LHC Tunnel

LHC Tunnel

Sunday, 29 November 2015

Our cloud in Kilo


Following on from previous upgrades, CERN migrated the OpenStack cloud to Kilo during September to November. Along with the bug fixes, we are planning on exploiting the significant number of new features, especially as related to performance tuning. The overall cloud architecture was covered at the Tokyo OpenStack summit video https://www.openstack.org/summit/tokyo-2015/videos/presentation/unveiling-cern-cloud-architecture.

As the LHC continues to run 24x7, these upgrades were done while the cloud was running and virtual machines were untouched.

Previous upgrades have been described as below
The staged approach was used again. While most of the steps went smoothly, a few problems were encountered.
  • Cinder - we encountered the bug https://bugs.launchpad.net/cinder/+bug/1455726 which led to a foreign key error. The cause appears to be related to UTF8. The patch (https://review.openstack.org/#/c/183814/) was not completed so did not get included into the release. More details at the thread at http://lists.openstack.org/pipermail/openstack/2015-August/013601.html.
  • Keystone - one of the configuration parameters for caches had changed syntax and this was not reflected in the configuration generated by Puppet. The symptoms were high load on the Keystone servers since caching was not enabled.
  • Glance - given the rolling upgrade on Glance, we took advantage of having virtualised the majority of the Glance server pool. This allows new resources to be brought online with a Juno configuration and the old ones deleted.
  • Nova - we upgraded the control plane services along with the QA compute nodes. With the versioned objects, we could stage the migration of the thousands of compute nodes so that we did not need to do all the updates at once. Puppet looked after the appropriate deployments of the RPMs.
    • Following the upgrade, we had an outage of the metadata service for the OpenStack specific metadata. The EC2 metadata works fine. This is a cells related issue and we'll create a bug/blueprint for the fix.
    • The VM resize functions are giving errors during the execution. We're tracking this with the upstream developers.
    • We wanted to use the latest Nova NUMA features. We encountered a problem with cells and this feature, although it worked well in a non-cells cloud. This is being tracked in https://bugs.launchpad.net/nova/+bug/1517006. We will use the new features for performance optimisation once these problems are resolved.
    • The dynamic migration of flavors was only partially successful. With the cells database having the flavors data in two places, the migration needed to be done simultaneously. We resolved this by forcing the migration of the flavors to the new endpoint,
    • The handling of ephemeral drives in Kilo seems to be different from Juno. The option default_ephemeral_format now defaults to vfat, rather than ext3. The aim seems to have been to give vfat to Windows and ext4 to Linux but our environment does not follow this. This was reported by Nectar but we could not find any migration advice in the Kilo release notes. We have set the default to ext3 while we are working out the migration implications.
    • We're also working through a scaling problem for our most dynamic cells at https://bugs.launchpad.net/nova/+bug/1524114. Here all VMs are being queried by the scheduler, not just the active ones. Since we create/delete hundreds of VMs an hour, there are large volumes of deleted VMs which made one query take longer than expected.
Catching these cases with cells early is part of the work for the scope of the the Cell V2 project at https://wiki.openstack.org/wiki/Nova-Cells-v2 to which we are contributing along with the BARC centre in Mumbai so that the cells configuration becomes the default (with only a single cell) and the upstream test cases are enhanced to validate  the multi cell configuration.
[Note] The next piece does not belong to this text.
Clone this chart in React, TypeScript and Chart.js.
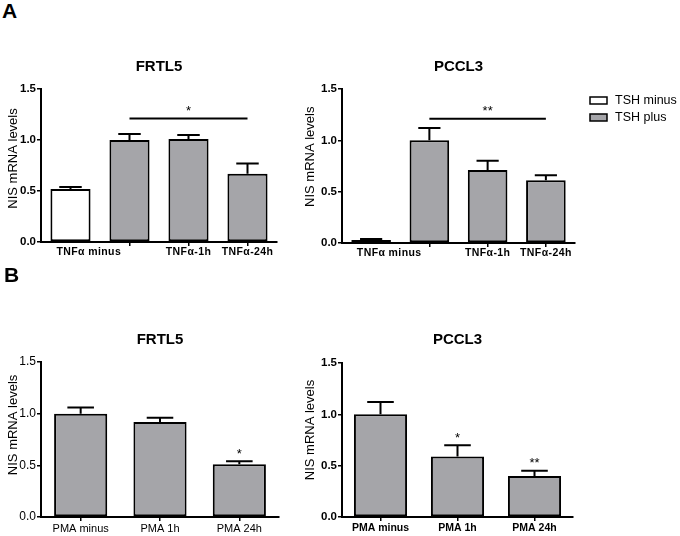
import { useEffect, useRef } from "react";
import { Chart, registerables } from "chart.js";

Chart.register(...registerables);

const FONT = "'Liberation Sans', Arial, Helvetica, sans-serif";
const GRAY = "#a5a5a9";

// ---------------- data ----------------
const seriesNames = ["TSH minus", "TSH plus"];

// Panel A (TNFα)
const tnfCategories = ["TNFα minus", "", "TNFα-1h", "TNFα-24h"];
const frtl5TnfTshMinus = [0.52, null, null, null];
const frtl5TnfTshMinusSem = [0.02, null, null, null];
const frtl5TnfTshPlus = [null, 1.0, 1.01, 0.67];
const frtl5TnfTshPlusSem = [null, 0.06, 0.04, 0.1];
const pccl3TnfTshMinus = [0.03, null, null, null];
const pccl3TnfTshMinusSem = [0.01, null, null, null];
const pccl3TnfTshPlus = [null, 1.0, 0.71, 0.61];
const pccl3TnfTshPlusSem = [null, 0.12, 0.09, 0.05];
const frtl5TnfSig = { from: 1, to: 3, value: 1.21, mark: "*" };
const pccl3TnfSig = { from: 1, to: 3, value: 1.21, mark: "**" };

// Panel B (PMA)
const pmaCategories = ["PMA minus", "PMA 1h", "PMA 24h"];
const frtl5Pma = [1.0, 0.92, 0.51];
const frtl5PmaSem = [0.06, 0.04, 0.03];
const frtl5PmaMarks = ["", "", "*"];
const pccl3Pma = [1.0, 0.59, 0.4];
const pccl3PmaSem = [0.12, 0.11, 0.05];
const pccl3PmaMarks = ["", "*", "**"];

const yTickValues = [0, 0.5, 1.0, 1.5];
const yAxisTitle = "NIS mRNA levels";

// ---------------- plugin ----------------
function annotationsPlugin(p: any) {
  return {
    id: "annotations",
    afterDatasetsDraw(chart: any) {
      const ctx = chart.ctx;
      const xs = chart.scales.x;
      const ys = chart.scales.y;
      const area = chart.chartArea;
      ctx.save();
      ctx.strokeStyle = "#000";
      ctx.fillStyle = "#000";
      ctx.lineWidth = 2;
      const errTop: number[] = [];
      // error bars (mean + SEM, upward)
      chart.data.datasets.forEach((ds: any, di: number) => {
        const meta = chart.getDatasetMeta(di);
        ds.data.forEach((v: any, i: number) => {
          const e = ds.errors ? ds.errors[i] : null;
          if (v == null || e == null) return;
          const bar: any = meta.data[i];
          const top = ys.getPixelForValue(v + e);
          errTop[i] = top;
          const half = (bar.width * p.capRatio) / 2;
          ctx.beginPath();
          ctx.moveTo(bar.x, bar.y);
          ctx.lineTo(bar.x, top);
          ctx.moveTo(bar.x - half, top);
          ctx.lineTo(bar.x + half, top);
          ctx.stroke();
        });
      });

      const drawMark = (text: string, cx: number, cy: number) => {
        const size = 13;
        ctx.font = `${size}px ${FONT}`;
        ctx.textAlign = "center";
        ctx.textBaseline = "alphabetic";
        ctx.fillText(text, cx, cy + 0.58 * size);
      };

      if (p.sig) {
        const x1 = xs.getPixelForValue(p.sig.from);
        const x2 = xs.getPixelForValue(p.sig.to);
        const yy = ys.getPixelForValue(p.sig.value);
        ctx.beginPath();
        ctx.lineWidth = 2;
        ctx.moveTo(x1, yy);
        ctx.lineTo(x2, yy);
        ctx.stroke();
        drawMark(p.sig.mark, (x1 + x2) / 2, yy - 11);
      }
      if (p.marks) {
        p.marks.forEach((m: string, i: number) => {
          if (!m) return;
          drawMark(m, xs.getPixelForValue(i), errTop[i] - 11);
        });
      }

      // custom x labels (panel A)
      if (p.customX) {
        const step = xs.getPixelForValue(1) - xs.getPixelForValue(0);
        ctx.font = `bold 10.5px ${FONT}`;
        (ctx as any).letterSpacing = "0.4px";
        ctx.textAlign = "center";
        ctx.textBaseline = "middle";
        chart.data.labels.forEach((lab: string, i: number) => {
          if (!lab) return;
          const shift = p.customX.shifts[i] || 0;
          ctx.fillText(lab, xs.getPixelForValue(i) + shift * step, area.bottom + 10);
        });
        (ctx as any).letterSpacing = "0px";
      }

      // y axis title
      ctx.save();
      ctx.translate(area.left + p.yTitleDx, area.top + p.yTitleFrac * (area.bottom - area.top));
      ctx.rotate(-Math.PI / 2);
      ctx.font = `13px ${FONT}`;
      ctx.textAlign = "center";
      ctx.textBaseline = "middle";
      ctx.fillText(yAxisTitle, 0, 0);
      ctx.restore();

      // legend
      if (p.legend) {
        chart.data.datasets.forEach((ds: any, k: number) => {
          const bx = area.right + 15;
          const by = area.top + 8 + k * 17;
          ctx.fillStyle = ds.backgroundColor;
          ctx.fillRect(bx, by, 17, 7);
          ctx.lineWidth = 1.5;
          ctx.strokeStyle = "#000";
          ctx.strokeRect(bx, by, 17, 7);
          ctx.fillStyle = "#000";
          ctx.font = `12.5px ${FONT}`;
          ctx.textAlign = "left";
          ctx.textBaseline = "middle";
          ctx.fillText(ds.label, bx + 25, by + 3.5);
        });
      }
      ctx.restore();
    },
  };
}

function makeConfig(p: any): any {
  return {
    type: "bar",
    data: {
      labels: p.categories,
      datasets: p.series.map((s: any) => ({
        label: s.label,
        data: s.data,
        errors: s.sem,
        backgroundColor: s.color,
        borderColor: "#000",
        borderWidth: 2,
        borderSkipped: false,
        skipNull: true,
        barPercentage: p.barPct,
        categoryPercentage: 1,
      })),
    },
    options: {
      responsive: false,
      animation: false,
      events: [],
      layout: { padding: { left: 0, right: p.padRight, top: 0, bottom: 0 } },
      plugins: {
        legend: { display: false },
        tooltip: { enabled: false },
        title: {
          display: true,
          text: p.title,
          fullSize: false,
          color: "#000",
          font: { family: FONT, size: 15, weight: "bold" },
          padding: { top: p.titleTop, bottom: p.titleBottom },
        },
      },
      scales: {
        x: {
          type: "category",
          offset: true,
          afterFit: (s: any) => {
            s.height = p.xHeight;
          },
          grid: {
            offset: false,
            drawOnChartArea: false,
            drawTicks: true,
            tickLength: 4,
            lineWidth: 1.5,
            color: (c: any) => (p.hideFirstTick && c.index === 0 ? "rgba(0,0,0,0)" : "#000"),
          },
          border: { color: "#000", width: 2 },
          ticks: {
            display: !p.customX,
            color: "#000",
            font: p.xFont,
            padding: 1,
            maxRotation: 0,
            autoSkip: false,
          },
        },
        y: {
          min: 0,
          max: 1.5,
          afterFit: (s: any) => {
            s.width = p.yWidth;
          },
          afterBuildTicks: (s: any) => {
            s.ticks = yTickValues.map((v) => ({ value: v }));
          },
          ticks: {
            color: "#000",
            font: p.yFont,
            padding: 1,
            callback: (v: any) => Number(v).toFixed(1),
          },
          grid: { drawOnChartArea: false, drawTicks: true, tickLength: 4, lineWidth: 1.5, color: "#000" },
          border: { color: "#000", width: 2 },
        },
      },
    },
    plugins: [annotationsPlugin(p)],
  };
}

const boldTick = { family: FONT, size: 11.5, weight: "bold" };

const panels: any[] = [
  {
    key: "a1",
    rect: { x: 0, y: 30, w: 340, h: 250 },
    title: "FRTL5",
    categories: tnfCategories,
    series: [
      { label: seriesNames[0], data: frtl5TnfTshMinus, sem: frtl5TnfTshMinusSem, color: "#ffffff" },
      { label: seriesNames[1], data: frtl5TnfTshPlus, sem: frtl5TnfTshPlusSem, color: GRAY },
    ],
    yWidth: 41,
    padRight: 63,
    titleTop: 28,
    titleBottom: 13,
    xHeight: 38,
    barPct: 0.68,
    capRatio: 0.56,
    hideFirstTick: true,
    customX: { shifts: [0.31, 0, 0, 0] },
    sig: frtl5TnfSig,
    yTitleDx: -27.7,
    yTitleFrac: 0.454,
    yFont: boldTick,
    xFont: boldTick,
    legend: false,
  },
  {
    key: "a2",
    rect: { x: 296, y: 30, w: 384, h: 250 },
    title: "PCCL3",
    categories: tnfCategories,
    series: [
      { label: seriesNames[0], data: pccl3TnfTshMinus, sem: pccl3TnfTshMinusSem, color: "#ffffff" },
      { label: seriesNames[1], data: pccl3TnfTshPlus, sem: pccl3TnfTshPlusSem, color: GRAY },
    ],
    yWidth: 46,
    padRight: 105,
    titleTop: 28,
    titleBottom: 13,
    xHeight: 37,
    barPct: 0.68,
    capRatio: 0.56,
    hideFirstTick: true,
    customX: { shifts: [0.31, 0, 0, 0] },
    sig: pccl3TnfSig,
    yTitleDx: -31.5,
    yTitleFrac: 0.44,
    yFont: boldTick,
    xFont: boldTick,
    legend: true,
  },
  {
    key: "b1",
    rect: { x: 0, y: 300, w: 300, h: 236 },
    title: "FRTL5",
    categories: pmaCategories,
    series: [{ label: "PMA", data: frtl5Pma, sem: frtl5PmaSem, color: GRAY }],
    yWidth: 41,
    padRight: 21,
    titleTop: 31,
    titleBottom: 13,
    xHeight: 19,
    barPct: 0.67,
    capRatio: 0.5,
    hideFirstTick: false,
    marks: frtl5PmaMarks,
    yTitleDx: -28,
    yTitleFrac: 0.406,
    yFont: { family: FONT, size: 12 },
    xFont: { family: FONT, size: 11 },
    legend: false,
  },
  {
    key: "b2",
    rect: { x: 296, y: 300, w: 384, h: 236 },
    title: "PCCL3",
    categories: pmaCategories,
    series: [{ label: "PMA", data: pccl3Pma, sem: pccl3PmaSem, color: GRAY }],
    yWidth: 46,
    padRight: 107,
    titleTop: 31,
    titleBottom: 14,
    xHeight: 19,
    barPct: 0.69,
    capRatio: 0.5,
    hideFirstTick: false,
    marks: pccl3PmaMarks,
    yTitleDx: -31.5,
    yTitleFrac: 0.435,
    yFont: boldTick,
    xFont: { family: FONT, size: 10.5, weight: "bold" },
    legend: false,
  },
];

function Panel({ spec }: { spec: any }) {
  const ref = useRef<HTMLCanvasElement>(null);
  useEffect(() => {
    const chart = new Chart(ref.current as HTMLCanvasElement, makeConfig(spec));
    return () => chart.destroy();
  }, [spec]);
  const r = spec.rect;
  return (
    <canvas
      ref={ref}
      width={r.w}
      height={r.h}
      style={{ position: "absolute", left: r.x, top: r.y, width: r.w, height: r.h, display: "block" }}
    />
  );
}

const letterStyle: any = {
  position: "absolute",
  fontFamily: FONT,
  fontWeight: "bold",
  fontSize: 21,
  lineHeight: "21px",
  color: "#000",
};

export default function App() {
  return (
    <div
      style={{
        position: "absolute",
        left: 0,
        top: 0,
        width: 680,
        height: 536,
        background: "#fff",
        overflow: "hidden",
      }}
    >
      {panels.map((p) => (
        <Panel key={p.key} spec={p} />
      ))}
      <div style={{ ...letterStyle, left: 2, top: 0 }}>A</div>
      <div style={{ ...letterStyle, left: 4, top: 264 }}>B</div>
    </div>
  );
}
As some of the hypervisors are still running Scientific Linux 6, we used the approach from GoDaddy to package the components using software collections. Details are available at https://github.com/krislindgren/openstack-venv-cent6. We used this for nova and ceilometer which are the agents installed on the hypervisors. The controllers were upgraded to CentOS 7 as part of the upgrade to Kilo.

Overall, getting to Kilo enables new features and includes bug fixes to reduce administration effort. Keeping up with new releases requires careful planning and sharing upstream activities such as the Puppet modules but has proven to be the best approach. With many of the CERN OpenStack team in the summit in Tokyo, we did not complete the upgrade before Liberty was released but this has been completed soon afterwards.

With the Kilo base in production, we are now ready to start work on the Nova network to Neutron migration, deployment of the new EC2 API project and enabling Magnum for container native applications.